[Task to complete]: Please transcribe the data below exactly. Leave the pictures out.

[Records for the exercise]:
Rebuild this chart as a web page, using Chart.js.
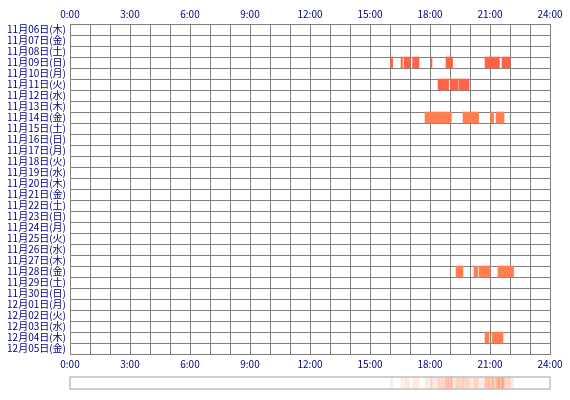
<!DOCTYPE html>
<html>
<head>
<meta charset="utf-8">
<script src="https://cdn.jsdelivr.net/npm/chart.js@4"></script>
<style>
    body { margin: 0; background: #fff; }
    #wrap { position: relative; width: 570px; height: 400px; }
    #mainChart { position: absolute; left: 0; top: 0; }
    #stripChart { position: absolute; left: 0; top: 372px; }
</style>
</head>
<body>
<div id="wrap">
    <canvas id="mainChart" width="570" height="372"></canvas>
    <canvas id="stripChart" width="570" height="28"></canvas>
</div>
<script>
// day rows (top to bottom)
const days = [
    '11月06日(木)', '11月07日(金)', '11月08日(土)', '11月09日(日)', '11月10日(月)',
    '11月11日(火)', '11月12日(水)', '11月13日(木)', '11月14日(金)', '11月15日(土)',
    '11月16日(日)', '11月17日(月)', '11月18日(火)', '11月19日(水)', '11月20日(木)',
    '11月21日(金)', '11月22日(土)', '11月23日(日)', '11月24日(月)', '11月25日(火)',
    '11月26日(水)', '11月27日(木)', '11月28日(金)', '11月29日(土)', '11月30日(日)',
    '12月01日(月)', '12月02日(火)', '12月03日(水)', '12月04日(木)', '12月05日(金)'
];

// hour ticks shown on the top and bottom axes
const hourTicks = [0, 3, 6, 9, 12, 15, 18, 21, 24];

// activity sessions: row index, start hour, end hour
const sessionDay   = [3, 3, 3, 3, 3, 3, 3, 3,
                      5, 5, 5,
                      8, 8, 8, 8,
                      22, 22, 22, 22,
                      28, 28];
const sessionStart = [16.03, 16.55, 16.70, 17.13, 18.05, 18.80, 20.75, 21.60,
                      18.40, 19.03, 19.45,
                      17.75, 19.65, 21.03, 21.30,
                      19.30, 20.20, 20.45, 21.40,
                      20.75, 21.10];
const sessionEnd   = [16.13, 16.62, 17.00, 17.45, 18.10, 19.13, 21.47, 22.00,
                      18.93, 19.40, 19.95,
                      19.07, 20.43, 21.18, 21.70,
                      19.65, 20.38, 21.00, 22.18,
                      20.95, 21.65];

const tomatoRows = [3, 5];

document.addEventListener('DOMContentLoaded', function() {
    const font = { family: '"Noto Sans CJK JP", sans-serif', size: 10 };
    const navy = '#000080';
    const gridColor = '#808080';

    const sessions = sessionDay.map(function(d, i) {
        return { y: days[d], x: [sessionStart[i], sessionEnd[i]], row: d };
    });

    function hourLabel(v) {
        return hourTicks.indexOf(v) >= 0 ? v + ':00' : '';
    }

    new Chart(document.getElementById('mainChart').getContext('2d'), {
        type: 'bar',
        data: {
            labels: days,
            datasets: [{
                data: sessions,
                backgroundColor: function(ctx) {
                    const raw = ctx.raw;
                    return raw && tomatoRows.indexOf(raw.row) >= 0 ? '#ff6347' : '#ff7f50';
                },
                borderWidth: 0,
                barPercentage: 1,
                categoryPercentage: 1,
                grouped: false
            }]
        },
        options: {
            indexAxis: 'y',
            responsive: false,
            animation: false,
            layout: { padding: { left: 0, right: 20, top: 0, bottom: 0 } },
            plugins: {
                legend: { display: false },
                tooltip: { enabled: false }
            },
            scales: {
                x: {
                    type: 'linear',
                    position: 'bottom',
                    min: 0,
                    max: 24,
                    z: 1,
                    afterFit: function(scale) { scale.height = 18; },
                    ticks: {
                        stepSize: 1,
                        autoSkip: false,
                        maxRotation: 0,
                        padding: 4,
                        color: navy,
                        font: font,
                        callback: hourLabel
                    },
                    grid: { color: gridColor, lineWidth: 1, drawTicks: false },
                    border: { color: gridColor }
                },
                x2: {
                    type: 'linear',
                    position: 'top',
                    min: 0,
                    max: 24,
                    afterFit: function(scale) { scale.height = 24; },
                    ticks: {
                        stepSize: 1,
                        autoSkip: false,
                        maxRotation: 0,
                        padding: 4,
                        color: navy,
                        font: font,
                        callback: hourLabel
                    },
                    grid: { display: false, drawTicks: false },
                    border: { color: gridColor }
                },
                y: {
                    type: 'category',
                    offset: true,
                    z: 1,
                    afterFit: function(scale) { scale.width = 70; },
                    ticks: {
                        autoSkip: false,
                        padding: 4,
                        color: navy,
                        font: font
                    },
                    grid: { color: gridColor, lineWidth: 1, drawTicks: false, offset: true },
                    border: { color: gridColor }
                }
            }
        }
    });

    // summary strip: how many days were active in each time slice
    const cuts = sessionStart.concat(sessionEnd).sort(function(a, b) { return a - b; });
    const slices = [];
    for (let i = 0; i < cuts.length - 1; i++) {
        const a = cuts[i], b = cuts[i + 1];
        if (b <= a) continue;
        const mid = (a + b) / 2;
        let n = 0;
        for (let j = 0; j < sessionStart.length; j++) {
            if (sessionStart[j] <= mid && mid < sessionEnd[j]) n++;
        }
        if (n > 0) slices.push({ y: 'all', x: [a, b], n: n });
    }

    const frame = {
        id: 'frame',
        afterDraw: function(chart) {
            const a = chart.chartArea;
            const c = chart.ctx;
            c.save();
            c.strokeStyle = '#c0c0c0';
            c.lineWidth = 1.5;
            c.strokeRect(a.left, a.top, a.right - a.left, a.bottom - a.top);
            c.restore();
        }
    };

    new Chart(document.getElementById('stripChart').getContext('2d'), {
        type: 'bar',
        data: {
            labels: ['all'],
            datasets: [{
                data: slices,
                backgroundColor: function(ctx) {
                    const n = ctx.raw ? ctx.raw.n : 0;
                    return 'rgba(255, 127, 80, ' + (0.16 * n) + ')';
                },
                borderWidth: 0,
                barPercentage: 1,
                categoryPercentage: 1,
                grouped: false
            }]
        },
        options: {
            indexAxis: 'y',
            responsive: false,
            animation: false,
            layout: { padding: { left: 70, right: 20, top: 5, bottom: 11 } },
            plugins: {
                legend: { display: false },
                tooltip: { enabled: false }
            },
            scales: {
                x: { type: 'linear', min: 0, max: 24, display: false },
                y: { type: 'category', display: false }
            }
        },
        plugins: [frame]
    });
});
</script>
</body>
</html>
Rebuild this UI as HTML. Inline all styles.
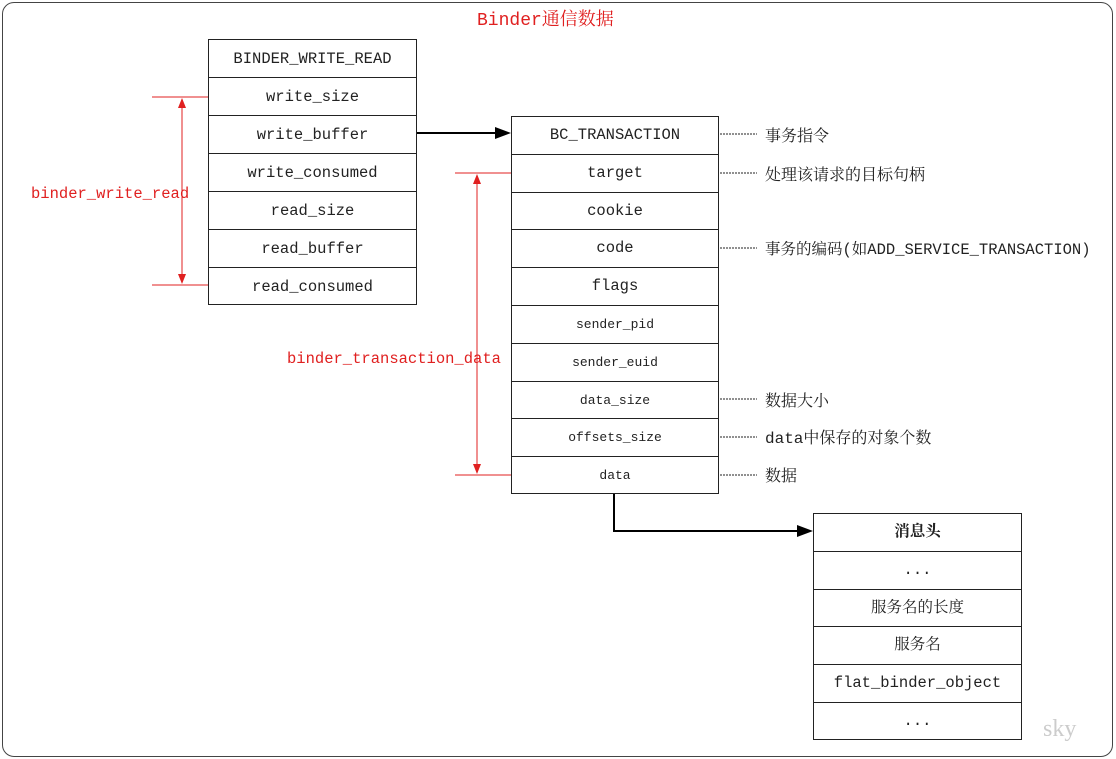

[Result of the exercise]:
Rebuild this chart as a web page, using Chart.js.
<!DOCTYPE html>
<html>
<head>
<meta charset="utf-8">
<script src="https://cdn.jsdelivr.net/npm/chart.js@4"></script>
<style>
    body { margin: 0; background: #fff; }
    #wrap { position: relative; width: 570px; height: 400px; }
    #mainChart { position: absolute; left: 0; top: 0; }
    #stripChart { position: absolute; left: 0; top: 372px; }
</style>
</head>
<body>
<div id="wrap">
    <canvas id="mainChart" width="570" height="372"></canvas>
    <canvas id="stripChart" width="570" height="28"></canvas>
</div>
<script>
// day rows (top to bottom)
const days = [
    '11月06日(木)', '11月07日(金)', '11月08日(土)', '11月09日(日)', '11月10日(月)',
    '11月11日(火)', '11月12日(水)', '11月13日(木)', '11月14日(金)', '11月15日(土)',
    '11月16日(日)', '11月17日(月)', '11月18日(火)', '11月19日(水)', '11月20日(木)',
    '11月21日(金)', '11月22日(土)', '11月23日(日)', '11月24日(月)', '11月25日(火)',
    '11月26日(水)', '11月27日(木)', '11月28日(金)', '11月29日(土)', '11月30日(日)',
    '12月01日(月)', '12月02日(火)', '12月03日(水)', '12月04日(木)', '12月05日(金)'
];

// hour ticks shown on the top and bottom axes
const hourTicks = [0, 3, 6, 9, 12, 15, 18, 21, 24];

// activity sessions: row index, start hour, end hour
const sessionDay   = [3, 3, 3, 3, 3, 3, 3, 3,
                      5, 5, 5,
                      8, 8, 8, 8,
                      22, 22, 22, 22,
                      28, 28];
const sessionStart = [16.03, 16.55, 16.70, 17.13, 18.05, 18.80, 20.75, 21.60,
                      18.40, 19.03, 19.45,
                      17.75, 19.65, 21.03, 21.30,
                      19.30, 20.20, 20.45, 21.40,
                      20.75, 21.10];
const sessionEnd   = [16.13, 16.62, 17.00, 17.45, 18.10, 19.13, 21.47, 22.00,
                      18.93, 19.40, 19.95,
                      19.07, 20.43, 21.18, 21.70,
                      19.65, 20.38, 21.00, 22.18,
                      20.95, 21.65];

const tomatoRows = [3, 5];

document.addEventListener('DOMContentLoaded', function() {
    const font = { family: '"Noto Sans CJK JP", sans-serif', size: 10 };
    const navy = '#000080';
    const gridColor = '#808080';

    const sessions = sessionDay.map(function(d, i) {
        return { y: days[d], x: [sessionStart[i], sessionEnd[i]], row: d };
    });

    function hourLabel(v) {
        return hourTicks.indexOf(v) >= 0 ? v + ':00' : '';
    }

    new Chart(document.getElementById('mainChart').getContext('2d'), {
        type: 'bar',
        data: {
            labels: days,
            datasets: [{
                data: sessions,
                backgroundColor: function(ctx) {
                    const raw = ctx.raw;
                    return raw && tomatoRows.indexOf(raw.row) >= 0 ? '#ff6347' : '#ff7f50';
                },
                borderWidth: 0,
                barPercentage: 1,
                categoryPercentage: 1,
                grouped: false
            }]
        },
        options: {
            indexAxis: 'y',
            responsive: false,
            animation: false,
            layout: { padding: { left: 0, right: 20, top: 0, bottom: 0 } },
            plugins: {
                legend: { display: false },
                tooltip: { enabled: false }
            },
            scales: {
                x: {
                    type: 'linear',
                    position: 'bottom',
                    min: 0,
                    max: 24,
                    z: 1,
                    afterFit: function(scale) { scale.height = 18; },
                    ticks: {
                        stepSize: 1,
                        autoSkip: false,
                        maxRotation: 0,
                        padding: 4,
                        color: navy,
                        font: font,
                        callback: hourLabel
                    },
                    grid: { color: gridColor, lineWidth: 1, drawTicks: false },
                    border: { color: gridColor }
                },
                x2: {
                    type: 'linear',
                    position: 'top',
                    min: 0,
                    max: 24,
                    afterFit: function(scale) { scale.height = 24; },
                    ticks: {
                        stepSize: 1,
                        autoSkip: false,
                        maxRotation: 0,
                        padding: 4,
                        color: navy,
                        font: font,
                        callback: hourLabel
                    },
                    grid: { display: false, drawTicks: false },
                    border: { color: gridColor }
                },
                y: {
                    type: 'category',
                    offset: true,
                    z: 1,
                    afterFit: function(scale) { scale.width = 70; },
                    ticks: {
                        autoSkip: false,
                        padding: 4,
                        color: navy,
                        font: font
                    },
                    grid: { color: gridColor, lineWidth: 1, drawTicks: false, offset: true },
                    border: { color: gridColor }
                }
            }
        }
    });

    // summary strip: how many days were active in each time slice
    const cuts = sessionStart.concat(sessionEnd).sort(function(a, b) { return a - b; });
    const slices = [];
    for (let i = 0; i < cuts.length - 1; i++) {
        const a = cuts[i], b = cuts[i + 1];
        if (b <= a) continue;
        const mid = (a + b) / 2;
        let n = 0;
        for (let j = 0; j < sessionStart.length; j++) {
            if (sessionStart[j] <= mid && mid < sessionEnd[j]) n++;
        }
        if (n > 0) slices.push({ y: 'all', x: [a, b], n: n });
    }

    const frame = {
        id: 'frame',
        afterDraw: function(chart) {
            const a = chart.chartArea;
            const c = chart.ctx;
            c.save();
            c.strokeStyle = '#c0c0c0';
            c.lineWidth = 1.5;
            c.strokeRect(a.left, a.top, a.right - a.left, a.bottom - a.top);
            c.restore();
        }
    };

    new Chart(document.getElementById('stripChart').getContext('2d'), {
        type: 'bar',
        data: {
            labels: ['all'],
            datasets: [{
                data: slices,
                backgroundColor: function(ctx) {
                    const n = ctx.raw ? ctx.raw.n : 0;
                    return 'rgba(255, 127, 80, ' + (0.16 * n) + ')';
                },
                borderWidth: 0,
                barPercentage: 1,
                categoryPercentage: 1,
                grouped: false
            }]
        },
        options: {
            indexAxis: 'y',
            responsive: false,
            animation: false,
            layout: { padding: { left: 70, right: 20, top: 5, bottom: 11 } },
            plugins: {
                legend: { display: false },
                tooltip: { enabled: false }
            },
            scales: {
                x: { type: 'linear', min: 0, max: 24, display: false },
                y: { type: 'category', display: false }
            }
        },
        plugins: [frame]
    });
});
</script>
</body>
</html>
Rebuild this UI as HTML. Inline all styles.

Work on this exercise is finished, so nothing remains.